After finishing high school in Berkeley, I attended Harvard where I studied biology (graduating magna cum laude). At the age of 21, the summer before I started medical school, my father invited me to travel to Bordeaux, France, with him as his translator. There I fell eternally in love with French wines, French art, and the traditions of French winemaking, where grapes made from old vines are the stuff of sublime vintages. I went on to attend medical school at Stanford. By the time I completed my medical training with an emergency medicine specialty in 1995, I had managed to taste most of the world’s iconic wines and was becoming increasingly involved in the viticultural research program at Catena Zapata.
Throughout my time in medical school, my thoughts returned again and again to the vineyards of Mendoza. I grew increasingly enamored of the virtues of old vines. The French believe that an old vineyard (at least 25 years old) gives you better grapes. At that time, the conventional wisdom among leading winemakers in Mendoza placed little value on old vines, and even less on purchased grapes—“grower grapes,” winemakers felt, were synonymous with poor-quality wine. After visiting the world’s great wine regions in France, Italy, California and South Africa, however, I was convinced that the conventional wisdom in Argentina was outmoded.
So, ten years ago, I took to the back roads of Mendoza, scouring the countryside in search of old vines. To my surprise and delight, I uncovered dozens of small, independently owned family vineyards planted with spectacular old-vine malbec, syrah and cabernet sauvignon grapes. These vineyards were a labor of love: The growers were barely able to make ends meet, and most of the old-vine grapes were being sold cheaply in bulk. Imagine a talented painter who spends her time painting walls and not paintings because no one recognizes her labor. I leapt at the opportunity to work with these growers to craft artisanal wines using their old-vine grapes. That trip deep into Mendoza was not just about discovering tangled old vines tended by passionate wine growers; it was, for me, an exhilarating journey into one of the world’s most unspoiled paradises. It is a journey of discovery that I never tire of sharing with others. In 1999 I made my first Luca wines, named after my son. Ten years later, the old-vine grapes came through: Luca Malbec 2007 was named one of the world’s 100 best wines in Wine Spectator.
Today, the family’s winery, Bodega Catena Zapata, is known internationally for its highly rated wines and for its role in pioneering Argentina’s malbec revolution. At Catena Zapata, in my role as President, I oversee operations, exports, and am intimately involved with our viticultural and winemaking program, including the blends and vineyard lot selections for all our wines. I am proud that despite the great deal of foreign owned wineries and consultants in Argentina, my country's most important exporter is our own 100% Argentine family owned Catena winery. For me, making and promoting our wines is a mission akin to that of an ambassador, whose responsibilities go well beyond any financial goals.
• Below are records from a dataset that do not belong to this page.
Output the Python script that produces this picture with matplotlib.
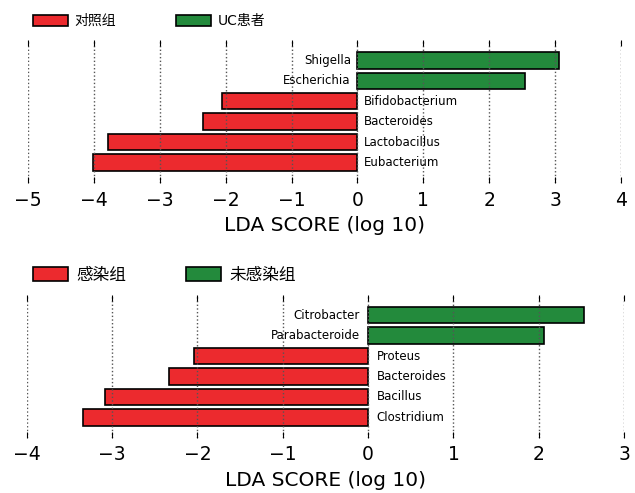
import matplotlib.pyplot as plt
from matplotlib.patches import Patch

plt.rcParams['font.family'] = ['DejaVu Sans', 'Noto Sans CJK SC']

RED = '#ec2a2e'
GREEN = '#238a3c'

# upper panel: control vs UC
top_taxa = ['Shigella', 'Escherichia', 'Bifidobacterium', 'Bacteroides',
            'Lactobacillus', 'Eubacterium']
top_lda = [3.06, 2.54, -2.06, -2.34, -3.78, -4.01]
top_groups = ['对照组', 'UC患者']
top_ticks = [-5, -4, -3, -2, -1, 0, 1, 2, 3, 4]

# lower panel: infected vs not infected
bot_taxa = ['Citrobacter', 'Parabacteroide', 'Proteus', 'Bacteroides',
            'Bacillus', 'Clostridium']
bot_lda = [2.53, 2.06, -2.04, -2.33, -3.08, -3.34]
bot_groups = ['感染组', '未感染组']
bot_ticks = [-4, -3, -2, -1, 0, 1, 2, 3]


def lda_panel(ax, taxa, lda, groups, ticks, legend_size, handle_len,
              colspace, legend_anchor):
    ypos = list(range(len(taxa)))[::-1]
    colors = [GREEN if v > 0 else RED for v in lda]
    ax.barh(ypos, lda, height=0.8, color=colors, edgecolor='black',
            linewidth=1.2, zorder=1)
    for y, name, v in zip(ypos, taxa, lda):
        if v > 0:
            ax.text(-0.1, y, name, ha='right', va='center', fontsize=8.5, zorder=3)
        else:
            ax.text(0.1, y, name, ha='left', va='center', fontsize=8.5, zorder=3)
    ax.set_xlim(ticks[0], ticks[-1])
    ax.set_ylim(-1, len(taxa))
    ax.set_xticks(ticks)
    ax.set_yticks([])
    ax.tick_params(axis='x', direction='in', top=True, bottom=True,
                   length=4.5, width=0.8, labelsize=13.5, pad=5.5)
    for s in ax.spines.values():
        s.set_visible(False)
    ax.grid(axis='x', linestyle=':', color='#555555', linewidth=1.0, zorder=2)
    ax.set_axisbelow(False)
    ax.set_xlabel('LDA SCORE (log 10)', fontsize=14.5, labelpad=5)
    handles = [Patch(facecolor=RED, edgecolor='black', linewidth=1.2),
               Patch(facecolor=GREEN, edgecolor='black', linewidth=1.2)]
    ax.legend(handles, groups, ncol=2, frameon=False, loc='lower left',
              bbox_to_anchor=legend_anchor, fontsize=legend_size,
              handlelength=handle_len, handleheight=0.9, handletextpad=0.5,
              columnspacing=colspace, borderaxespad=0, borderpad=0)


fig = plt.figure(figsize=(6.35, 4.93), dpi=100)
ax1 = fig.add_axes([0.044, 0.629, 0.934, 0.290])
ax2 = fig.add_axes([0.042, 0.112, 0.941, 0.290])

lda_panel(ax1, top_taxa, top_lda, top_groups, top_ticks, 10, 2.5, 4.3,
          (0.0085, 1.083))
lda_panel(ax2, bot_taxa, bot_lda, bot_groups, bot_ticks, 12, 2.1, 3.6,
          (0.01, 1.076))

fig.savefig('out.png', dpi=100)
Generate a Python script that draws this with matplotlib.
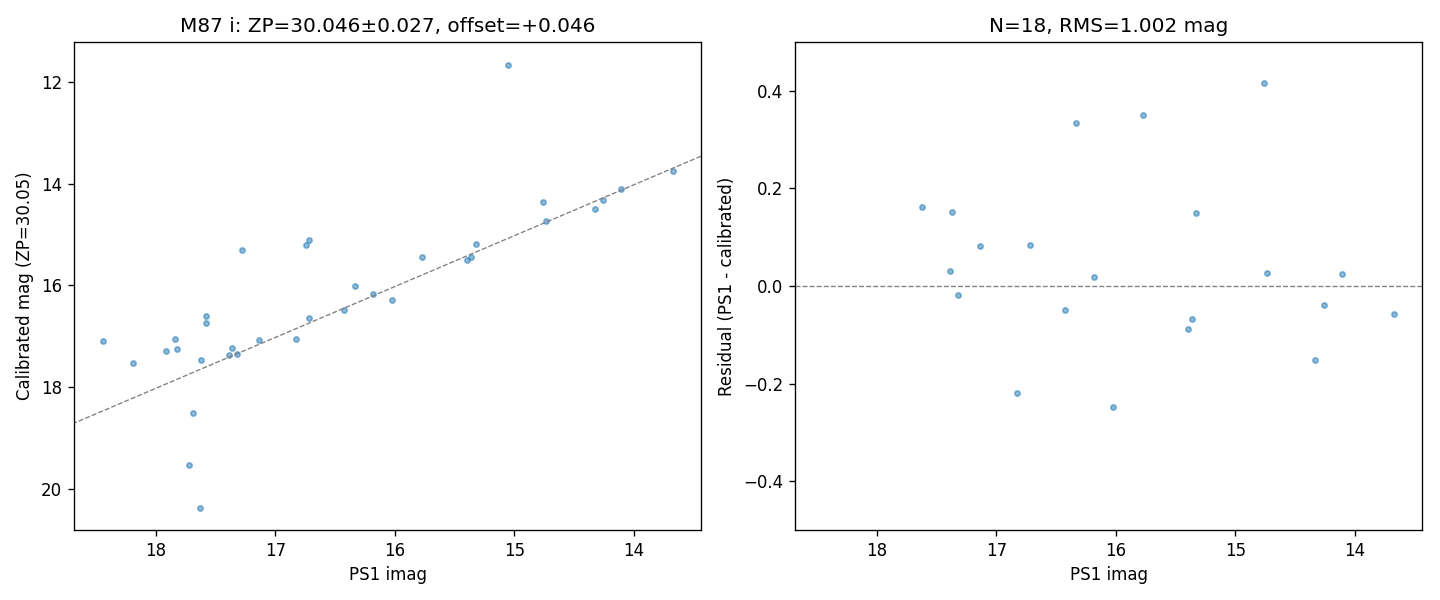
import matplotlib
matplotlib.use("Agg")
import matplotlib.pyplot as plt
import numpy as np

# Left panel: PS1 imag vs calibrated mag
ps1_left = [18.441, 18.190, 17.914, 17.838, 17.822, 17.621, 17.579, 17.579, 17.688, 17.721,
            17.629, 17.387, 17.362, 17.320, 17.278, 17.136, 16.826, 16.742, 16.717, 16.717,
            16.424, 16.332, 16.182, 16.023, 15.772, 15.395, 15.362, 15.320, 15.052, 14.759,
            14.734, 14.324, 14.257, 14.106, 13.671]
cal_left = [17.091, 17.523, 17.287, 17.052, 17.248, 17.464, 16.600, 16.737, 18.506, 19.528,
            20.373, 17.366, 17.228, 17.346, 15.302, 17.071, 17.052, 15.204, 15.106, 16.639,
            16.482, 16.010, 16.167, 16.285, 15.440, 15.499, 15.440, 15.184, 11.666, 14.359,
            14.732, 14.496, 14.319, 14.097, 13.749]

# Right panel: residuals
ps1_right = [17.621, 17.370, 17.136, 17.387, 17.320, 16.717, 16.424, 16.826, 16.332, 16.182,
             16.023, 15.772, 15.395, 15.362, 15.328, 14.759, 14.734, 14.332, 14.257, 14.106,
             13.674]
resid_right = [0.161, 0.151, 0.081, 0.030, -0.018, 0.085, -0.050, -0.219, 0.335, 0.019,
               -0.247, 0.350, -0.089, -0.067, 0.149, 0.415, 0.027, -0.151, -0.038, 0.025,
               -0.057]

fit_slope = 1.0
fit_intercept = 0.02

title_left = "M87 i: ZP=30.046±0.027, offset=+0.046"
title_right = "N=18, RMS=1.002 mag"

fig, (ax1, ax2) = plt.subplots(1, 2, figsize=(12, 5), dpi=120)

ax1.scatter(ps1_left, cal_left, s=10, alpha=0.5, color="C0")
ax1.axline((0, fit_intercept), slope=fit_slope, color="gray", ls="--", lw=0.8)
ax1.set_xlim(18.686, 13.439)
ax1.set_ylim(20.806, 11.214)
ax1.set_xlabel("PS1 imag")
ax1.set_ylabel("Calibrated mag (ZP=30.05)")
ax1.set_title(title_left)

ax2.scatter(ps1_right, resid_right, s=10, alpha=0.5, color="C0")
ax2.axhline(0, color="gray", ls="--", lw=0.8)
ax2.set_xlim(18.686, 13.439)
ax2.set_ylim(-0.5, 0.5)
ax2.set_xlabel("PS1 imag")
ax2.set_ylabel("Residual (PS1 - calibrated)")
ax2.set_title(title_right)

fig.subplots_adjust(left=0.0514, right=0.9875, bottom=0.1167, top=0.93, wspace=0.15)
fig.savefig("out.png", dpi=120)
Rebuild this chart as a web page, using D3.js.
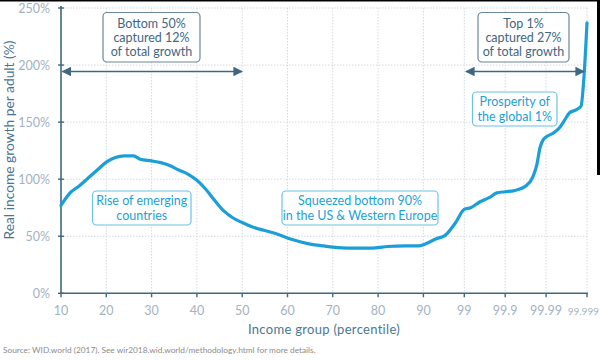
<!DOCTYPE html>
<html><head><meta charset="utf-8">
<script src="https://cdn.jsdelivr.net/npm/d3@7"></script>
<style>
body{margin:0;background:#fff;}
svg{display:block;font-family:Lato,"Noto Sans",sans-serif;}
</style></head><body>
<svg id="c" width="600" height="360"></svg>
<script>
// Data: income percentile and real income growth per adult (%), 1980-2016
const percentiles = [10,12,14,16,18,20,22,24,26,27.5,30,32,34,36,38,40,42,44,46,48,50,52,54,56,58,60,62,64,66,68,70,74,78,80,82,86,89,90,
  93,95.3,97,98.3,99,99.3,99.58,99.76,99.84,99.9,99.94,99.967,99.979,99.983,99.986,99.988,99.99,99.993,99.9953,99.9965,99.9973,99.9982,99.9986,99.9988,99.999];
const growth = [77,88,94,101,108,115,119,120.4,120.5,117.5,116,114.5,112,108,104.5,99,91,81,72,66,62,58.5,56,54,51.5,48.5,46,44,42.5,41.5,40.5,39.5,39.5,40,41,41.5,41.5,42.5,
  45,48,50.5,61,73.5,75,80,84,88,89,90,93.5,102,112,128,134,137,140,145,152,158,161,164,187,237];
const xTicks = [10,20,30,40,50,60,70,80,90,99,99.9,99.99,99.999];
const xTickLabels = ["10","20","30","40","50","60","70","80","90","99","99.9","99.99","99.999"];
const yTicks = [0,50,100,150,200,250];

const svg = d3.select("#c");
// position index of a percentile: linear up to 90, then one step per extra "9"
const rank = p => p <= 90 ? (p - 10) / 10 : 8 + (1 - Math.log10(100 - p));
const xs = d3.scaleLinear().domain([0, 8, 12]).range([61, 423.4, 587]);
const x = p => xs(rank(p));
const y = d3.scaleLinear().domain([0, 250]).range([293.3, 8]);

const gridC = "#d3d9df", axisC = "#3f6782", tickC = "#a3b2c0";

// grid
svg.append("g").selectAll("line").data(yTicks.slice(1)).join("line")
  .attr("x1", 61).attr("x2", 588).attr("y1", d => y(d)).attr("y2", d => y(d))
  .attr("stroke", gridC).attr("stroke-width", 1).attr("stroke-dasharray", "1.5,1.5");
svg.append("g").selectAll("line").data(xTicks.slice(1)).join("line")
  .attr("x1", d => x(d)).attr("x2", d => x(d)).attr("y1", y(250)).attr("y2", y(0))
  .attr("stroke", gridC).attr("stroke-width", 1).attr("stroke-dasharray", "1.5,1.5");

// axes
svg.append("line").attr("x1", 61).attr("x2", 61).attr("y1", 6).attr("y2", y(0))
  .attr("stroke", axisC).attr("stroke-width", 1.6);
svg.append("line").attr("x1", 60).attr("x2", 588).attr("y1", y(0)).attr("y2", y(0))
  .attr("stroke", axisC).attr("stroke-width", 1.6);
svg.append("g").selectAll("line").data(yTicks).join("line")
  .attr("x1", 58).attr("x2", 64).attr("y1", d => y(d)).attr("y2", d => y(d))
  .attr("stroke", axisC).attr("stroke-width", 1.4);
svg.append("g").selectAll("line").data(xTicks).join("line")
  .attr("x1", d => x(d)).attr("x2", d => x(d)).attr("y1", y(0)).attr("y2", y(0) + 4)
  .attr("stroke", axisC).attr("stroke-width", 1.4);

svg.append("g").selectAll("text").data(yTicks).join("text")
  .attr("x", 50).attr("y", d => y(d) + 4.5).attr("text-anchor", "end")
  .attr("font-size", 12.5).attr("fill", tickC).text(d => d + "%");
const last = xTicks.length - 1;
svg.append("g").selectAll("text").data(xTicks).join("text")
  .attr("x", (d, i) => i === last ? 599 : x(d)).attr("y", 315)
  .attr("text-anchor", (d, i) => i === last ? "end" : "middle")
  .attr("font-size", (d, i) => i === last ? 10 : 12.5)
  .attr("fill", tickC).text((d, i) => xTickLabels[i]);

// titles
svg.append("text").attr("transform", "translate(14,140) rotate(-90)")
  .attr("text-anchor", "middle").attr("font-size", 13.8).attr("fill", "#4a7391")
  .text("Real income growth per adult (%)");
svg.append("text").attr("x", 324).attr("y", 334).attr("text-anchor", "middle")
  .attr("font-size", 13).attr("fill", "#4b7893").attr("letter-spacing", 0.3)
  .text("Income group (percentile)");
svg.append("text").attr("x", 3).attr("y", 353).attr("font-size", 8.3).attr("fill", "#8c8c8c")
  .text("Source: WID.world (2017). See wir2018.wid.world/methodology.html for more details.");

// line
const pts = percentiles.map((p, i) => [x(p), y(growth[i])]);
svg.append("path").attr("d", d3.line().curve(d3.curveMonotoneX)(pts))
  .attr("fill", "none").attr("stroke", "#1c9fd8").attr("stroke-width", 3.2)
  .attr("stroke-linejoin", "round").attr("stroke-linecap", "round");

// arrows
const defs = svg.append("defs");
defs.append("marker").attr("id", "ah").attr("viewBox", "0 0 10 10").attr("refX", 9).attr("refY", 5)
  .attr("markerWidth", 6).attr("markerHeight", 6).attr("orient", "auto-start-reverse")
  .append("path").attr("d", "M0,0L10,5L0,10z").attr("fill", "#3f6782");
function arrow(p1, p2, yy) {
  svg.append("line").attr("x1", p1).attr("x2", p2).attr("y1", yy).attr("y2", yy)
    .attr("stroke", "#3f6782").attr("stroke-width", 1.6)
    .attr("marker-start", "url(#ah)").attr("marker-end", "url(#ah)");
}
arrow(62.5, 242, 71.5);
arrow(466, 584, 71.5);

// annotation boxes
function box(x0, y0, w, h, lines, col, tcol, fill) {
  svg.append("rect").attr("x", x0).attr("y", y0).attr("width", w).attr("height", h)
    .attr("rx", 4).attr("fill", fill).attr("stroke", col).attr("stroke-width", 1.2);
  const t = svg.append("text").attr("text-anchor", "middle").attr("font-size", 12.5).attr("fill", tcol);
  const n = lines.length, lh = 14.2;
  const startY = y0 + h / 2 - (n - 1) * lh / 2 + 4.5;
  lines.forEach((l, i) => t.append("tspan").attr("x", x0 + w / 2).attr("y", startY + i * lh).text(l));
}
box(103, 12.5, 97, 49.5, ["Bottom 50%", "captured 12%", "of total growth"], "#6c8699", "#3f6782", "#fff");
box(478, 12.5, 91, 49.5, ["Top 1%", "captured 27%", "of total growth"], "#6c8699", "#3f6782", "#fff");
box(472.5, 92, 84.5, 34, ["Prosperity of", "the global 1%"], "#6cc2e6", "#1c9fd8", "#fff");
box(92.5, 191, 98.5, 34, ["Rise of emerging", "countries"], "#6cc2e6", "#1c9fd8", "#fff");
box(282, 191, 156, 34, ["Squeezed bottom 90%", "in the US & Western Europe"], "#6cc2e6", "#1c9fd8", "#fff");

// image frame edges present in the reference
svg.append("rect").attr("x", 0).attr("y", 0).attr("width", 600).attr("height", 1.5).attr("fill", "#000");
svg.append("rect").attr("x", 597).attr("y", 0).attr("width", 3).attr("height", 175).attr("fill", "#000");
</script>
</body></html>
Currently I live in San Francisco and spend about one third of the year in Mendoza. I am a vintner, a businesswoman, a practicing physician, a medical professor at UCSF Medical Center, a mother of three, wife of one (Daniel McDermott, another ER doctor), and a world-wide ambassador for Argentine wine. I am also an author (Vino Argentino is my first book) and inventor, and on occasion, a good tango dancer. I am guided in all of my endeavors by the principles of innovation, hard work, and respect and kindness for all those in my path, whether a patient, a family member, a co-worker, customer, or business partner. My personal philosophy is to be “hard on issues, soft on people,” a credo that I believe could (if not should) be applied to all the facets of life.